Players changed places for this: Martin Riseley now took the first violin position and Inbal Megiddo and Andrew Joyce changed places. The Souvenir is indeed so replete with gorgeous lyrical melody that at times seems almost surreal, but it certainly reflects the composer’s love of Italy.
This piece seemed to lend itself more to solo highlights, some long-breathed melodies like Julia Joyce’s big tune in the first movement, some more in the nature of accompanying motifs such as Donald Maurice’s a little later. Martin Riseley’s vigorous and delightful playing of a prominent melody enlivened the first movement; his playing was showcased again in the second movement, against pizzicato from the other instruments, who soon pick up their bows.

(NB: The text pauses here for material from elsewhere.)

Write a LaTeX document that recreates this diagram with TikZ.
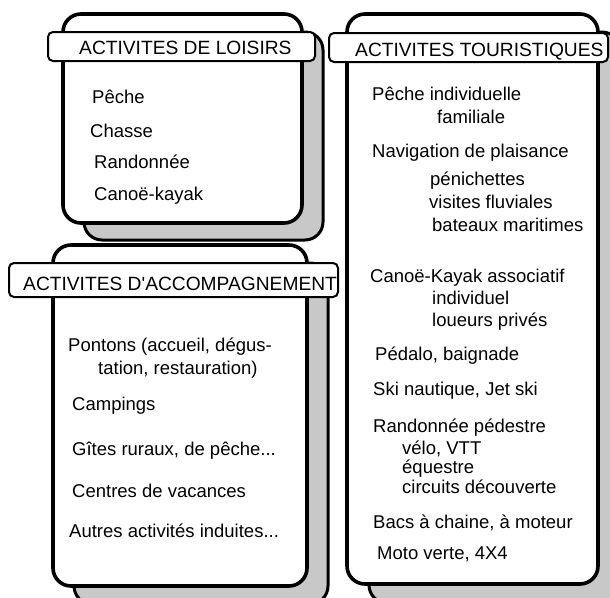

Andrew Joyce had another beautiful solo melody to himself before it was taken up by Riseley and Maurice again. The third movement, marked Allegretto rather than Scherzo till a sudden Vivace episode, was played brilliantly, in high spirits; but the dance-like music was in the Finale – Allegro con brio e vivace – which offered lively solo opportunities to all players. This was so brilliantly delivered that the audience erupted with long applause and even some shouting, that recalled the six players four times.